In a discussion last week, I suggested that the things I was excited about included wearables. Sure enough, someone asked if I’d written anything about it, and I haven’t, much. So here are some initial thoughts.
I admit I was not a Google Glass ‘Explorer’ (and now the program has ended). While tempted to experiment, I tend not to spend money until I see how the device is really going to make me more productive. For instance, when the iPad was first announced, I didn’t want one. Between the time it was announced and it was available, however, I figured out how I’d use it produce, not just consume. I got one the first day it came out. By the same rationale, I got a Palm Pilot pretty early on, and it made me much more effective. I haven’t gotten a wrist health band, on the other hand, though I don’t think they’re bad ideas, just not what I need.
The point being that I want to see a clear value proposition before I spend my hard earned money. So what am I thinking in regards to wearables? What wearables do I mean? I am talking wrist devices, specifically. (I may eventually warm up to glasses as well, when what they can do is more augmented reality than they do now.) Why wrist devices? That’s what I’m wrestling with, trying to conceptualize what is a more intuitive assessment.
Part of it, at least, is that it’s with me all the time, but in an unobtrusive way. It supports a quick flick of the wrist instead of pulling out a whole phone. So it can do that ‘smallest info’ in an easy way. And, more importantly, I think it can bring things to my attention more subtly than can a phone. I don’t need a loud ringing!

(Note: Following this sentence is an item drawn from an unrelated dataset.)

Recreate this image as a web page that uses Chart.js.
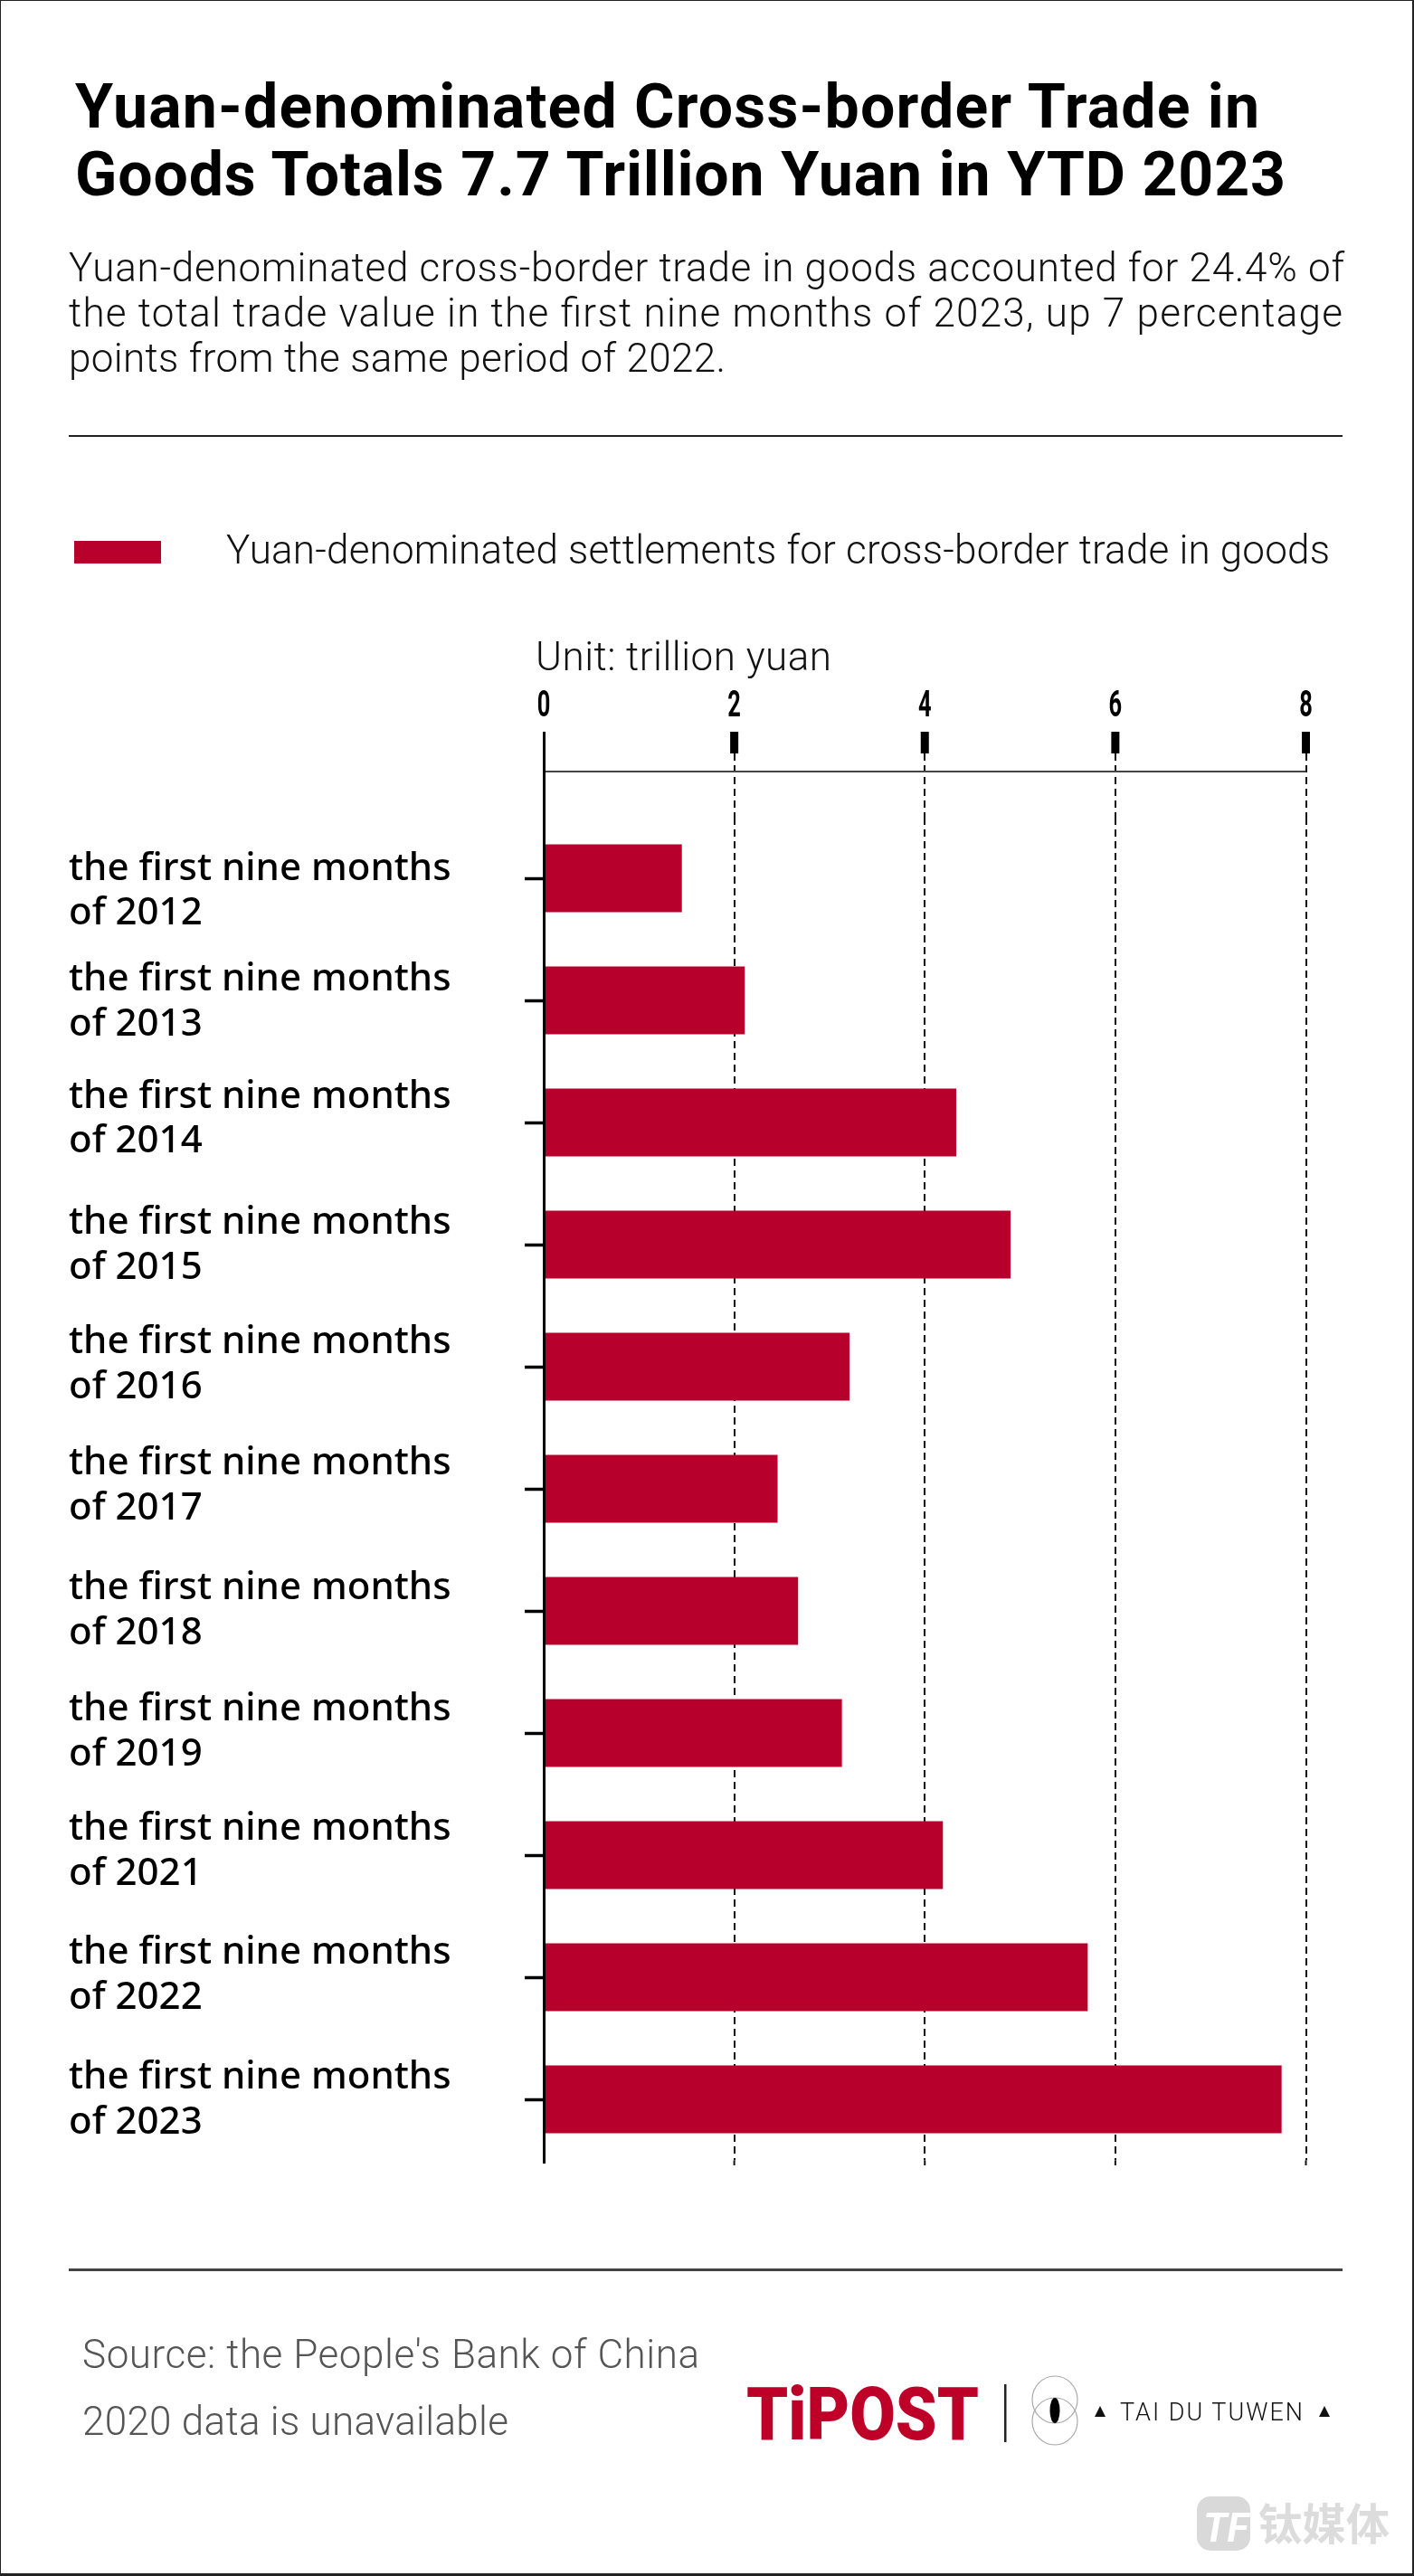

I admit that I’m keen on a more mixed-initiative relationship than I currently have with my technology. I use my smartphone to get things I need, and it can alert me to things that I’ve indicated I’m interested in, such as events that I want an audio alert for. And of course, for incoming calls. But what about for things that my systems come up with on their own? This is increasingly possible, and again desirable. Using context, and if a system had some understanding of my goals, it might be able to be proactive. So imagine you’re out and about, and your watch reminds you that while you were here you wanted to pick up something nearby, and provide the item and location. Or to prep for that upcoming meeting and provide some minimal but useful info. Note that this is not what’s currently on offer, largely. We already have geofencing to do some, but right now for it to happen you largely have to pull out your phone or have it give a largely intrusive noise to be heard from your pocket or purse.
So two things about this: one why the watch and not the phone, and the other, why not the glasses? The watch form factor is, to me, a more accessible interface to serve as a interactive companion. As I suggested, pulling it out of the pocket, turning it on, going through the security check (even just my fingerprint), adds more of an overhead than I necessarily want. If I can have something less intrusive, even as part of a system and not fully capable on it’s own, that’s OK. Why not glasses? I guess it’s just that they seem more unnatural. I am accustomed to having information on my wrist, and while I wear glasses, I want them to be invisible to me. I would love to have a heads-up display at times, but all the time would seem to get annoying. I’ll stretch and suggest that the empirical result that most folks have stopped wearing them most of the time bears up my story.
Why not a ring, or a pendant, or? A ring seems to have too small an interface area. A pendant isn’t easily observable. On my wrist is easy for a glance (hence, watches). Why not a whole forearm console? If I need that much interface, I can always pull out my phone. Or jump to my tablet. Maybe I will eventually will want an iBracer, but I’m not yet convinced. A forearm holster for my iPhone? Hmmm…maybe too geeky.
So, reflecting on all this, it appears I’m thinking about tradeoffs of utility versus intrusion. A wrist devices seems to fit a sweet spot in an ecosystem of tech for the quick glance, the pocket access, and then various tradeoffs of size and weight for a real productivity between tablets and laptops.
Of course, the real issue is whether there’s sufficient information available through the watch that it makes a value proposition. Is there enough that’s easy to get to that doesn’t require a phone? Check the temperature? Take a (voice) note? Get a reminder, take a call, check your location? My instinct is that there is. There are times I’d be happy to not have to take my phone (to the store, to a party) if I could take calls on my wrist, do minimal note taking and checking, and navigating. For the business perspective, also have performance support whether push or pull. I don’t see it for courses, but for just-in-time… And contextual.
This is all just thinking aloud at this point. I’m contemplating the iWatch but don’t have enough information as of yet. And I may not feel the benefits outweigh the costs. We’ll see.
Ryan Tracey says
Excellent deliberation, Clark. Thanks for thinking out loud.
What are your thoughts on HoloLens?
Sorry, Ryan, haven’t really followed it (not yet ready for the market, no?). Will look at it some more ;).
Ryan, a quick followup. The form factor seems too ‘heavy’ (not weight, but visual impact) to be something you wear like glasses. Instead, I see them as special purpose: gaming, technical work, experience creation. When they shrink to the size of sunglasses or glasses, I’ll be more interested. Google Glass had that weird protrusion, these are too big. I reckon it’ll cross the personal choice chasm when it augments your world via your glasses lenses. And, as Casey Stengel said: “Never predict anything, especially the future.”